After some investigating I noticed was that after running my matrix through heatmap, or heatmap.2 the values were changing, for example the interaction taken from the provided data set of
Pacdh-2
and
pegg-2
gave a value of 0.0250313 before the matrix was sent to heatmap.
After that I looked at the matrix values using result$carpet and the values were then
-0.224333135
-1.09805379
for the two interactions
So then I decided to reorder the original matrix based on the dendrogram from the clustered matrix so that I was sure that the values would be the same. I used the following stack overflow question for help:
Order of rows in heatmap?
Here is the code used for that:
rowInd <- rev(order.dendrogram(result$rowDendrogram))
colInd <- rowInd
data_ordered <- matrix_a[rowInd, colInd]
I then used another program "matrix2png" to draw the heatmap:
I still have to play around with the colors but at least now the heatmap is symmetrical and clustered.
Looking into it even more the issue seems to be that I was running scale(matrix_a) when I change my code to just be mtscaled <- as.matrix(matrix_a) the result now looks symmetrical.
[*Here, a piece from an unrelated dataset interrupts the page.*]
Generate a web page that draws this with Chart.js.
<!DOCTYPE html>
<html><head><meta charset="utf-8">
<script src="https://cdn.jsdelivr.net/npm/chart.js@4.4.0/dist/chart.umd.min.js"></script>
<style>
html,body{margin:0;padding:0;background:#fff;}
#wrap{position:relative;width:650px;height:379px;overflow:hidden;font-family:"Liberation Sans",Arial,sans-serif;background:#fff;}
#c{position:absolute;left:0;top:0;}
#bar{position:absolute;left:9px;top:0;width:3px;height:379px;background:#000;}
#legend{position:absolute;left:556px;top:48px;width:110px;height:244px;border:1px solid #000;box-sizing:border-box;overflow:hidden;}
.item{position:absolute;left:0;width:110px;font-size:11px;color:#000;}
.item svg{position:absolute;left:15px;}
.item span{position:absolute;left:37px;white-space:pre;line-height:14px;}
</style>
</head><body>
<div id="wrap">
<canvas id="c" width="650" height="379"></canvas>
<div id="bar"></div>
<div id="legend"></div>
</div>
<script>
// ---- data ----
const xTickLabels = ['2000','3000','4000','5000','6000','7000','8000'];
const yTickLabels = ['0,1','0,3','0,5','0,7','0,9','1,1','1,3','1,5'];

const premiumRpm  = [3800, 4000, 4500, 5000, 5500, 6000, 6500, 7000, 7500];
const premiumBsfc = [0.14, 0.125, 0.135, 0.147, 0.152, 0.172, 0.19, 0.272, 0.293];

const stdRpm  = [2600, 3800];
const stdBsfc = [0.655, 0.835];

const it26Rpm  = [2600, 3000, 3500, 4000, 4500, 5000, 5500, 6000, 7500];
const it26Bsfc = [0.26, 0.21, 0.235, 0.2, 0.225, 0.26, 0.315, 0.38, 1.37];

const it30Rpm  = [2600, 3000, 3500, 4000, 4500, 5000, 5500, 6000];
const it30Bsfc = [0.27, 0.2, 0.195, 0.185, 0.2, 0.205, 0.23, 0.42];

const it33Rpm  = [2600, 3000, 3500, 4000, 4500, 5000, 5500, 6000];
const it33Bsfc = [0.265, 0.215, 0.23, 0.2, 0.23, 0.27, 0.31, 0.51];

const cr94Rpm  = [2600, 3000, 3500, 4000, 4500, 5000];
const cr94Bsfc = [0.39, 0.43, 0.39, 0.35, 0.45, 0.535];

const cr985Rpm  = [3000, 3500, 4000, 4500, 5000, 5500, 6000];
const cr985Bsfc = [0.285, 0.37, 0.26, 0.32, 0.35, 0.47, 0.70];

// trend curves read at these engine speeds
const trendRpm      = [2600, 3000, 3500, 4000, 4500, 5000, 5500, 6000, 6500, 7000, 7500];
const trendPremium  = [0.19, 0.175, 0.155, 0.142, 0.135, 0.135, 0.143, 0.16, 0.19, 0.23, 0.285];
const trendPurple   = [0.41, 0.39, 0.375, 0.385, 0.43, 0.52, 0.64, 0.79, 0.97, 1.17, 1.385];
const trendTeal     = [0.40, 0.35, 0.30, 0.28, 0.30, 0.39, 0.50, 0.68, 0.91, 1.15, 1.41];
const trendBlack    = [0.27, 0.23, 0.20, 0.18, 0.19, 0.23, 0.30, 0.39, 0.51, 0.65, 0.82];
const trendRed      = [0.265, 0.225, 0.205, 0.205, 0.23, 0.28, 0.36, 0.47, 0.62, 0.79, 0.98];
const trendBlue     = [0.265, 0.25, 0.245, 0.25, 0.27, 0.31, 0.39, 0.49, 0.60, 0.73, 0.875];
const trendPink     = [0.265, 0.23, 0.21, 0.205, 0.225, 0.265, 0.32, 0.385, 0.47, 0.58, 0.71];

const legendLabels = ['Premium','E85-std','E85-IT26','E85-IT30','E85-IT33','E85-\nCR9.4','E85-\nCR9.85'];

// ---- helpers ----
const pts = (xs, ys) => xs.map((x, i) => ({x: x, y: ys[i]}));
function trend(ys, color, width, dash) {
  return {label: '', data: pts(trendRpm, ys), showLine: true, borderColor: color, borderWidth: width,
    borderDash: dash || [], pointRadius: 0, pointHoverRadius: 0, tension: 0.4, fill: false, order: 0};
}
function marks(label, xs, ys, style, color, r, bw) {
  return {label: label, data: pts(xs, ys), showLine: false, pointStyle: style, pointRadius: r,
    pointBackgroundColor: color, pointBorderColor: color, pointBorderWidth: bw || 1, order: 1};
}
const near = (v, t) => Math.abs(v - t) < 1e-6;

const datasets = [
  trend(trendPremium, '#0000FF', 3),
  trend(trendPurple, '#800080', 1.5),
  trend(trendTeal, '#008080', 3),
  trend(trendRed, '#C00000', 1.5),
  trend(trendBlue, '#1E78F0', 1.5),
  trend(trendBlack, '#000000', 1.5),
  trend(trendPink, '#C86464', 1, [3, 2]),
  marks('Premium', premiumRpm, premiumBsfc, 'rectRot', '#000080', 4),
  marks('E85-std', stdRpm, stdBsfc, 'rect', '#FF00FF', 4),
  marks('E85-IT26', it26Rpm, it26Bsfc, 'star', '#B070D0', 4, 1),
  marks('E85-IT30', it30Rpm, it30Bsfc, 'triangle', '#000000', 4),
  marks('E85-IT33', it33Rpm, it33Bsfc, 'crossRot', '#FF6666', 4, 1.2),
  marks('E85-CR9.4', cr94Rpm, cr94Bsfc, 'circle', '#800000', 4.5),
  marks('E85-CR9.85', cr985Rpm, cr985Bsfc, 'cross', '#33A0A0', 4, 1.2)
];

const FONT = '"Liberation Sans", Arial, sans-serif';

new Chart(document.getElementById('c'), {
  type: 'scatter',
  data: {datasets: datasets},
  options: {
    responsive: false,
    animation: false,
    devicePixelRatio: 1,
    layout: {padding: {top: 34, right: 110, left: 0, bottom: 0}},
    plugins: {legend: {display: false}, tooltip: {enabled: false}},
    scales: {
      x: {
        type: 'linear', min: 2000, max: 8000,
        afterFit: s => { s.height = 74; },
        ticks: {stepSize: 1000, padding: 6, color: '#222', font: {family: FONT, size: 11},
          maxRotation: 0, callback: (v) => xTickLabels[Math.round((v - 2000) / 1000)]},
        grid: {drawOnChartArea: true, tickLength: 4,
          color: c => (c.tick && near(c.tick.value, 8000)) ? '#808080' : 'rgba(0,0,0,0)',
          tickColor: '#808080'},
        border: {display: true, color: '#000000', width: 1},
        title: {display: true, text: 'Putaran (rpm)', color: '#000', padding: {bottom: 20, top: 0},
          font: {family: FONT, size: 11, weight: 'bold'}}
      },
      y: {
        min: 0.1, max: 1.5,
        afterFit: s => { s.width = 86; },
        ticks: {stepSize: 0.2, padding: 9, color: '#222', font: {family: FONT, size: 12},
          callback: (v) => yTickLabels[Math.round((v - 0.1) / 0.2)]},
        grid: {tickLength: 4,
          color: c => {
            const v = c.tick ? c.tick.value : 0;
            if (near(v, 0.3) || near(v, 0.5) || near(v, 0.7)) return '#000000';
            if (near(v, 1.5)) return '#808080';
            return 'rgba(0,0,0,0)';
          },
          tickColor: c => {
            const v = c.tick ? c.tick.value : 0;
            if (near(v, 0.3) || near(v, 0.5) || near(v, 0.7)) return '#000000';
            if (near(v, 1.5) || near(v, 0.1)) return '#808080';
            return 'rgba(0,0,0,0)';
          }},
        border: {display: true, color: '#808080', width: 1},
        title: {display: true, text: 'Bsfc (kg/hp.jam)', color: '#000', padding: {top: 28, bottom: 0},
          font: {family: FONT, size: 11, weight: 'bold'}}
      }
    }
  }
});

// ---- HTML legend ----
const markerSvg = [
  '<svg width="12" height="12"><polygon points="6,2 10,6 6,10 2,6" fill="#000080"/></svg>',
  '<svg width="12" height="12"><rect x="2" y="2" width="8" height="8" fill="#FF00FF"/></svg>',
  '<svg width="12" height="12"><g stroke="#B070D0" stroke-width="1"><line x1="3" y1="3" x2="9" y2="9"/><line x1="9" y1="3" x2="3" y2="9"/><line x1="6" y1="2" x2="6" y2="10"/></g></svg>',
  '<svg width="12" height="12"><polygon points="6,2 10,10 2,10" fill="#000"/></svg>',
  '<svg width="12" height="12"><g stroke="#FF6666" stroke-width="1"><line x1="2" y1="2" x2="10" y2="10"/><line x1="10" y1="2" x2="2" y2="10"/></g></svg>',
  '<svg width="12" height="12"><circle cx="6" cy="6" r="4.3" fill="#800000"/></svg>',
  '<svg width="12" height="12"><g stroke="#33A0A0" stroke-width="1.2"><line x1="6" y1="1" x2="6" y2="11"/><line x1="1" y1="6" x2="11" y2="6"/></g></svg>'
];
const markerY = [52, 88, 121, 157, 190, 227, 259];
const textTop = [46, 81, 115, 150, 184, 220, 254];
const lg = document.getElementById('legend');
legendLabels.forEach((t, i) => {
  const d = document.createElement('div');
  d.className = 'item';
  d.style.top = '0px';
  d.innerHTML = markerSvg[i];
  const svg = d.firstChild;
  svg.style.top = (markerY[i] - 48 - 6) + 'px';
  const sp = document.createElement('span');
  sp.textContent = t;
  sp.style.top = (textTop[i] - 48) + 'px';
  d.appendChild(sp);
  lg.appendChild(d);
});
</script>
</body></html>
I'm certainly not the person to attempt reproducing and testing this from that strange data object without code that would read it properly, but here's an idea:
..., col=bluered(20)[4:20], ...
Here's another though which should return the full rand of red which tha above strategy would not:
shift.BR<- colorRamp(c("blue","white", "red"), bias=0.5 )((1:16)/16)
heatmap.2( ...., col=rgb(shift.BR, maxColorValue=255), .... )
Or you can use this vector:
> rgb(shift.BR, maxColorValue=255)
[1] "#1616FF" "#2D2DFF" "#4343FF" "#5A5AFF" "#7070FF" "#8787FF" "#9D9DFF" "#B4B4FF" "#CACAFF" "#E1E1FF" "#F7F7FF"
[12] "#FFD9D9" "#FFA3A3" "#FF6C6C" "#FF3636" "#FF0000"
There was a somewhat similar question (also today) that was asking for a blue to red solution for a set of values from -1 to 3 with white at the center. This it the code and output for that question:
test <- seq(-1,3, len=20)
shift.BR <- colorRamp(c("blue","white", "red"), bias=2)((1:20)/20)
tpal <- rgb(shift.BR, maxColorValue=255)
barplot(test,col = tpal)
(But that would seem to be the wrong direction for the bias in your situation.)